Data shown:

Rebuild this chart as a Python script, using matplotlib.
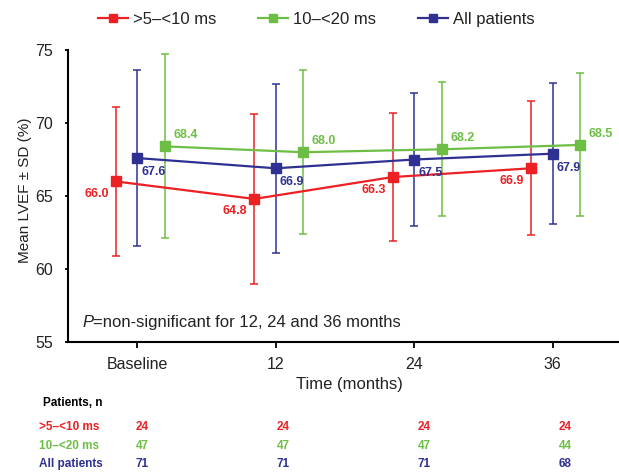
import matplotlib
matplotlib.use('Agg')
import matplotlib.pyplot as plt
import numpy as np

# colours
red = '#ED2024'
green = '#6DBE45'
blue = '#2E3192'

font = ['Liberation Sans', 'DejaVu Sans']
txt = '#222222'

# data
timepoints = ['Baseline', '12', '24', '36']
series_names = ['>5\u2013<10 ms', '10\u2013<20 ms', 'All patients']

red_mean = [66.0, 64.8, 66.3, 66.9]
red_sd = [5.1, 5.8, 4.4, 4.6]
green_mean = [68.4, 68.0, 68.2, 68.5]
green_sd = [6.3, 5.6, 4.6, 4.9]
blue_mean = [67.6, 66.9, 67.5, 67.9]
blue_sd = [6.0, 5.8, 4.55, 4.85]

red_n = [24, 24, 24, 24]
green_n = [47, 47, 47, 44]
blue_n = [71, 71, 71, 68]

fig = plt.figure(figsize=(6.19, 4.72), dpi=100)
ax = fig.add_axes([0.110, 0.2754, 0.89, 0.6186])

x = np.arange(len(timepoints))
series = [
    (red_mean, red_sd, red, -0.155, series_names[0], (-5, -9), 'right'),
    (green_mean, green_sd, green, 0.2, series_names[1], (6, 8), 'left'),
    (blue_mean, blue_sd, blue, 0.0, series_names[2], (3, -10), 'left'),
]

handles = []
for mean, sd, col, off, name, toff, ha in series:
    xs = x + off
    ax.errorbar(xs, mean, yerr=sd, fmt='none', ecolor=col, elinewidth=1.1,
                capsize=2.6, capthick=1.1, zorder=2)
    h, = ax.plot(xs, mean, color=col, lw=1.6, marker='s', markersize=7.5,
                 zorder=3, label=name)
    handles.append(h)
    for xi, yi in zip(xs, mean):
        ax.annotate(f'{yi:.1f}', (xi, yi), textcoords='offset points', xytext=toff,
                    ha=ha, va='center', color=col, fontsize=9, fontweight='bold',
                    family=font)

ax.set_xlim(-0.5, 3.48)
ax.set_ylim(55, 75)
ax.set_yticks([55, 60, 65, 70, 75])
ax.set_xticks(x)
ax.set_xticklabels(timepoints)
for lab in ax.get_yticklabels():
    lab.set_family(font)
    lab.set_fontsize(11.5)
    lab.set_color(txt)
for lab in ax.get_xticklabels():
    lab.set_family(font)
    lab.set_fontsize(11.5)
    lab.set_color(txt)
ax.tick_params(axis='y', length=2.5, width=1.3, pad=8.5)
ax.tick_params(axis='x', length=4, width=1.3, pad=7)
ax.spines['top'].set_visible(False)
ax.spines['right'].set_visible(False)
ax.spines['left'].set_linewidth(1.5)
ax.spines['bottom'].set_linewidth(1.5)

ax.set_ylabel('Mean LVEF \u00b1 SD (%)', family=font, fontsize=11, color=txt, va='center')
ax.yaxis.set_label_coords(-0.078, 0.52)
ax.set_xlabel('Time (months)', family=font, fontsize=12, color=txt, va='center')
ax.xaxis.set_label_coords(0.51, -0.144)

t = ax.text(14 / 551, (342 - 322) / 292, 'P', transform=ax.transAxes, family=font,
            fontsize=12, style='italic', color=txt, va='center')
ax.annotate('=non-significant for 12, 24 and 36 months', xy=(1, 0.5), xycoords=t,
            va='center', ha='left', family=font, fontsize=12, color=txt)

fig.legend(handles=handles, loc='center', bbox_to_anchor=(0.511, 0.958), ncol=3,
           frameon=False, prop={'family': font, 'size': 12}, handlelength=1.8,
           handletextpad=0.3, columnspacing=2.5, markerscale=0.7,
           labelcolor=txt)

# patients table
fig.text(43 / 619, 1 - 403 / 472, 'Patients, n', fontsize=8.5, fontweight='bold',
         family=font, va='center', ha='left')
table_x = [142, 283, 424, 565]
rows = [(series_names[0], red_n, red, 427), (series_names[1], green_n, green, 446),
        (series_names[2], blue_n, blue, 464)]
for name, ns, col, yp in rows:
    fig.text(39 / 619, 1 - yp / 472, name, fontsize=8.5, fontweight='bold',
             family=font, color=col, va='center', ha='left')
    for xp, n in zip(table_x, ns):
        fig.text(xp / 619, 1 - yp / 472, str(n), fontsize=8.5, fontweight='bold',
                 family=font, color=col, va='center', ha='center')

fig.savefig('out.png', dpi=100)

Instructions to follow: Pictures are excluded: retype only the lines from the beginning of the listing above through the line with "ax = fig.add_axes([0.110, 0.2754, 0.89, 0.6186])", both included.

Answer in full:
Rebuild this chart as a Python script, using matplotlib.
import matplotlib
matplotlib.use('Agg')
import matplotlib.pyplot as plt
import numpy as np

# colours
red = '#ED2024'
green = '#6DBE45'
blue = '#2E3192'

font = ['Liberation Sans', 'DejaVu Sans']
txt = '#222222'

# data
timepoints = ['Baseline', '12', '24', '36']
series_names = ['>5\u2013<10 ms', '10\u2013<20 ms', 'All patients']

red_mean = [66.0, 64.8, 66.3, 66.9]
red_sd = [5.1, 5.8, 4.4, 4.6]
green_mean = [68.4, 68.0, 68.2, 68.5]
green_sd = [6.3, 5.6, 4.6, 4.9]
blue_mean = [67.6, 66.9, 67.5, 67.9]
blue_sd = [6.0, 5.8, 4.55, 4.85]

red_n = [24, 24, 24, 24]
green_n = [47, 47, 47, 44]
blue_n = [71, 71, 71, 68]

fig = plt.figure(figsize=(6.19, 4.72), dpi=100)
ax = fig.add_axes([0.110, 0.2754, 0.89, 0.6186])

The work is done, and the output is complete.